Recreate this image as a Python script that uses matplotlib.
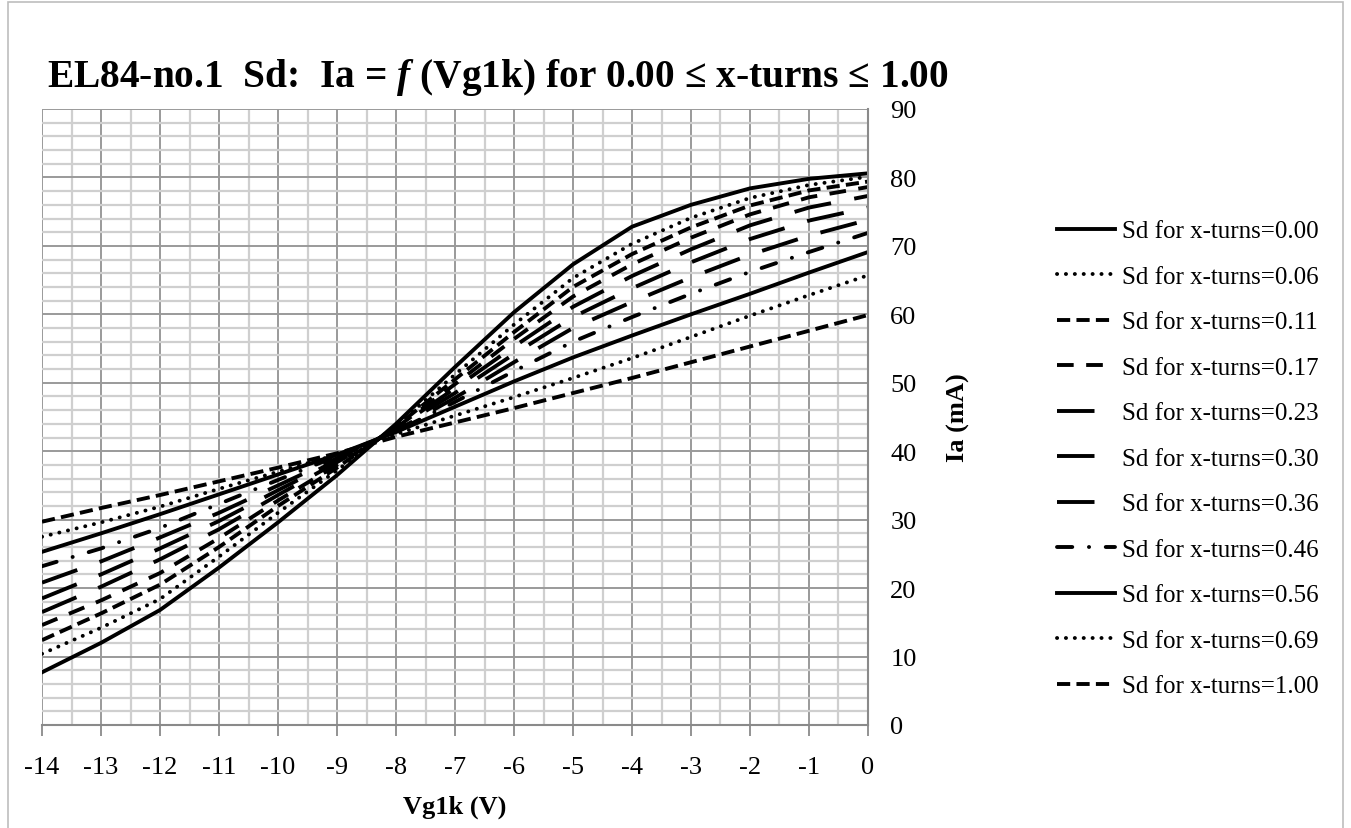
import matplotlib
matplotlib.use('Agg')
import matplotlib.pyplot as plt
from matplotlib.patches import Rectangle
from matplotlib.ticker import MultipleLocator

plt.rcParams['font.family'] = ['Liberation Serif', 'DejaVu Serif']
plt.rcParams['mathtext.fontset'] = 'custom'
plt.rcParams['mathtext.rm'] = 'Liberation Serif:bold'
plt.rcParams['mathtext.it'] = 'Liberation Serif:italic:bold'
plt.rcParams['lines.scale_dashes'] = False
plt.rcParams['axes.unicode_minus'] = False

""" Data read off the chart """

vg1k = [-14, -13, -12, -11, -10, -9, -8, -7, -6, -5, -4, -3, -2, -1, 0]

turns = ['0.00', '0.06', '0.11', '0.17', '0.23', '0.30', '0.36', '0.46', '0.56', '0.69', '1.00']

ia_000 = [7.7, 12.0, 16.8, 23.0, 29.6, 36.5, 44.0, 52.3, 60.3, 67.3, 72.8, 76.0, 78.4, 79.8, 80.6]
ia_006 = [10.4, 14.2, 18.4, 24.6, 31.0, 37.2, 43.7, 51.2, 58.5, 65.3, 70.3, 74.1, 77.0, 78.9, 80.1]
ia_011 = [12.4, 16.3, 20.5, 26.0, 32.0, 37.6, 43.6, 50.5, 57.4, 64.0, 68.8, 72.7, 75.9, 78.1, 79.4]
ia_017 = [14.6, 18.2, 22.2, 27.3, 32.8, 38.0, 43.4, 49.8, 56.4, 62.6, 67.3, 71.2, 74.6, 77.1, 78.6]
ia_023 = [16.5, 20.2, 24.2, 28.6, 33.6, 38.4, 43.3, 49.2, 55.3, 61.1, 65.6, 69.5, 73.0, 75.6, 77.3]
ia_030 = [18.5, 22.0, 25.8, 29.8, 34.3, 38.7, 43.2, 48.5, 54.2, 59.6, 63.8, 67.6, 71.0, 73.7, 75.6]
ia_036 = [20.8, 23.9, 27.4, 31.0, 35.0, 39.0, 43.0, 47.8, 53.0, 58.0, 61.8, 65.4, 68.7, 71.5, 73.8]
ia_046 = [23.2, 25.8, 28.8, 32.3, 35.8, 39.3, 42.9, 47.2, 51.7, 56.0, 59.6, 63.0, 66.2, 69.1, 71.9]
ia_056 = [25.3, 28.0, 30.8, 33.7, 36.6, 39.5, 42.8, 46.5, 50.2, 53.7, 56.9, 60.0, 63.0, 66.1, 69.1]
ia_069 = [27.5, 29.6, 31.9, 34.5, 37.0, 39.5, 42.5, 45.2, 47.9, 50.7, 53.6, 56.7, 59.8, 62.8, 65.7]
ia_100 = [29.7, 31.7, 33.6, 35.6, 37.6, 39.7, 42.1, 44.2, 46.3, 48.5, 50.7, 53.0, 55.3, 57.6, 59.9]

series = [ia_000, ia_006, ia_011, ia_017, ia_023, ia_030, ia_036, ia_046, ia_056, ia_069, ia_100]

""" Line styles (dash lengths in points) """

solid = dict(linestyle='-')
dots = dict(dashes=(0.1, 6.3), dash_capstyle='round')
short_dash = dict(dashes=(9.5, 4.5))
dash = dict(dashes=(12, 9))
long_dash = dict(dashes=(27, 17))
dash_dot = dict(dashes=(11, 12, 0.1, 12), dash_capstyle='round')

styles = [solid, dots, short_dash, dash, long_dash, long_dash, long_dash,
          dash_dot, solid, dots, short_dash]

W, H = 1351, 829
fig = plt.figure(figsize=(W / 100, H / 100), dpi=100)
ax = fig.add_axes([42 / W, 1 - 726 / H, (868 - 42) / W, (726 - 110) / H])

for ys, t, st in zip(series, turns, styles):
    ax.plot(vg1k, ys, color='black', linewidth=2.8,
            label='Sd for x-turns=' + t, **st)

ax.set_xlim(-14, 0)
ax.set_ylim(0, 90)
ax.xaxis.set_major_locator(MultipleLocator(1))
ax.xaxis.set_minor_locator(MultipleLocator(0.5))
ax.yaxis.set_major_locator(MultipleLocator(10))
ax.yaxis.set_minor_locator(MultipleLocator(2))
ax.grid(which='minor', color='#cfcfcf', linewidth=1.6, zorder=0)
ax.grid(which='major', color='#9a9a9a', linewidth=1.4, zorder=0)
ax.set_axisbelow(True)

ax.yaxis.tick_right()
ax.yaxis.set_label_position('right')
ax.tick_params(axis='y', which='both', length=0, pad=16, labelsize=19)
ax.tick_params(axis='x', which='major', length=8, width=1.3, color='#8a8a8a',
               direction='out', pad=14, labelsize=19)
ax.tick_params(axis='x', which='minor', length=0)

for side in ['left', 'top']:
    ax.spines[side].set_visible(False)
for side in ['right', 'bottom']:
    ax.spines[side].set_color('#8a8a8a')
    ax.spines[side].set_linewidth(1.5)

ax.set_xlabel('Vg1k (V)', fontsize=19, fontweight='bold', labelpad=12)
ax.set_ylabel('Ia (mA)', fontsize=19, fontweight='bold', labelpad=22)

fig.text(47 / W, 1 - 78 / H,
         'EL84-no.1  Sd:  Ia = $f$ (Vg1k) for 0.00 \u2264 x-turns \u2264 1.00',
         fontsize=28.4, fontweight='bold', va='center', ha='left')

fig.legend(loc='upper left', bbox_to_anchor=(1047 / W, 1 - 211 / H),
           frameon=False, fontsize=18, handlelength=2.3, handletextpad=0.3,
           labelspacing=0.92, borderaxespad=0)

fig.patches.append(Rectangle((8 / W, -0.05), (1343 - 8) / W, 1.05 - 3 / H,
                             transform=fig.transFigure, fill=False,
                             edgecolor='#bdbdbd', linewidth=1.2))

fig.savefig('out.png', dpi=100)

- _Work required_:
Print the complete listing exactly as it stands, without its pictures.

- _Expected answer_:
Recreate this image as a Python script that uses matplotlib.
import matplotlib
matplotlib.use('Agg')
import matplotlib.pyplot as plt
from matplotlib.patches import Rectangle
from matplotlib.ticker import MultipleLocator

plt.rcParams['font.family'] = ['Liberation Serif', 'DejaVu Serif']
plt.rcParams['mathtext.fontset'] = 'custom'
plt.rcParams['mathtext.rm'] = 'Liberation Serif:bold'
plt.rcParams['mathtext.it'] = 'Liberation Serif:italic:bold'
plt.rcParams['lines.scale_dashes'] = False
plt.rcParams['axes.unicode_minus'] = False

""" Data read off the chart """

vg1k = [-14, -13, -12, -11, -10, -9, -8, -7, -6, -5, -4, -3, -2, -1, 0]

turns = ['0.00', '0.06', '0.11', '0.17', '0.23', '0.30', '0.36', '0.46', '0.56', '0.69', '1.00']

ia_000 = [7.7, 12.0, 16.8, 23.0, 29.6, 36.5, 44.0, 52.3, 60.3, 67.3, 72.8, 76.0, 78.4, 79.8, 80.6]
ia_006 = [10.4, 14.2, 18.4, 24.6, 31.0, 37.2, 43.7, 51.2, 58.5, 65.3, 70.3, 74.1, 77.0, 78.9, 80.1]
ia_011 = [12.4, 16.3, 20.5, 26.0, 32.0, 37.6, 43.6, 50.5, 57.4, 64.0, 68.8, 72.7, 75.9, 78.1, 79.4]
ia_017 = [14.6, 18.2, 22.2, 27.3, 32.8, 38.0, 43.4, 49.8, 56.4, 62.6, 67.3, 71.2, 74.6, 77.1, 78.6]
ia_023 = [16.5, 20.2, 24.2, 28.6, 33.6, 38.4, 43.3, 49.2, 55.3, 61.1, 65.6, 69.5, 73.0, 75.6, 77.3]
ia_030 = [18.5, 22.0, 25.8, 29.8, 34.3, 38.7, 43.2, 48.5, 54.2, 59.6, 63.8, 67.6, 71.0, 73.7, 75.6]
ia_036 = [20.8, 23.9, 27.4, 31.0, 35.0, 39.0, 43.0, 47.8, 53.0, 58.0, 61.8, 65.4, 68.7, 71.5, 73.8]
ia_046 = [23.2, 25.8, 28.8, 32.3, 35.8, 39.3, 42.9, 47.2, 51.7, 56.0, 59.6, 63.0, 66.2, 69.1, 71.9]
ia_056 = [25.3, 28.0, 30.8, 33.7, 36.6, 39.5, 42.8, 46.5, 50.2, 53.7, 56.9, 60.0, 63.0, 66.1, 69.1]
ia_069 = [27.5, 29.6, 31.9, 34.5, 37.0, 39.5, 42.5, 45.2, 47.9, 50.7, 53.6, 56.7, 59.8, 62.8, 65.7]
ia_100 = [29.7, 31.7, 33.6, 35.6, 37.6, 39.7, 42.1, 44.2, 46.3, 48.5, 50.7, 53.0, 55.3, 57.6, 59.9]

series = [ia_000, ia_006, ia_011, ia_017, ia_023, ia_030, ia_036, ia_046, ia_056, ia_069, ia_100]

""" Line styles (dash lengths in points) """

solid = dict(linestyle='-')
dots = dict(dashes=(0.1, 6.3), dash_capstyle='round')
short_dash = dict(dashes=(9.5, 4.5))
dash = dict(dashes=(12, 9))
long_dash = dict(dashes=(27, 17))
dash_dot = dict(dashes=(11, 12, 0.1, 12), dash_capstyle='round')

styles = [solid, dots, short_dash, dash, long_dash, long_dash, long_dash,
          dash_dot, solid, dots, short_dash]

W, H = 1351, 829
fig = plt.figure(figsize=(W / 100, H / 100), dpi=100)
ax = fig.add_axes([42 / W, 1 - 726 / H, (868 - 42) / W, (726 - 110) / H])

for ys, t, st in zip(series, turns, styles):
    ax.plot(vg1k, ys, color='black', linewidth=2.8,
            label='Sd for x-turns=' + t, **st)

ax.set_xlim(-14, 0)
ax.set_ylim(0, 90)
ax.xaxis.set_major_locator(MultipleLocator(1))
ax.xaxis.set_minor_locator(MultipleLocator(0.5))
ax.yaxis.set_major_locator(MultipleLocator(10))
ax.yaxis.set_minor_locator(MultipleLocator(2))
ax.grid(which='minor', color='#cfcfcf', linewidth=1.6, zorder=0)
ax.grid(which='major', color='#9a9a9a', linewidth=1.4, zorder=0)
ax.set_axisbelow(True)

ax.yaxis.tick_right()
ax.yaxis.set_label_position('right')
ax.tick_params(axis='y', which='both', length=0, pad=16, labelsize=19)
ax.tick_params(axis='x', which='major', length=8, width=1.3, color='#8a8a8a',
               direction='out', pad=14, labelsize=19)
ax.tick_params(axis='x', which='minor', length=0)

for side in ['left', 'top']:
    ax.spines[side].set_visible(False)
for side in ['right', 'bottom']:
    ax.spines[side].set_color('#8a8a8a')
    ax.spines[side].set_linewidth(1.5)

ax.set_xlabel('Vg1k (V)', fontsize=19, fontweight='bold', labelpad=12)
ax.set_ylabel('Ia (mA)', fontsize=19, fontweight='bold', labelpad=22)

fig.text(47 / W, 1 - 78 / H,
         'EL84-no.1  Sd:  Ia = $f$ (Vg1k) for 0.00 \u2264 x-turns \u2264 1.00',
         fontsize=28.4, fontweight='bold', va='center', ha='left')

fig.legend(loc='upper left', bbox_to_anchor=(1047 / W, 1 - 211 / H),
           frameon=False, fontsize=18, handlelength=2.3, handletextpad=0.3,
           labelspacing=0.92, borderaxespad=0)

fig.patches.append(Rectangle((8 / W, -0.05), (1343 - 8) / W, 1.05 - 3 / H,
                             transform=fig.transFigure, fill=False,
                             edgecolor='#bdbdbd', linewidth=1.2))

fig.savefig('out.png', dpi=100)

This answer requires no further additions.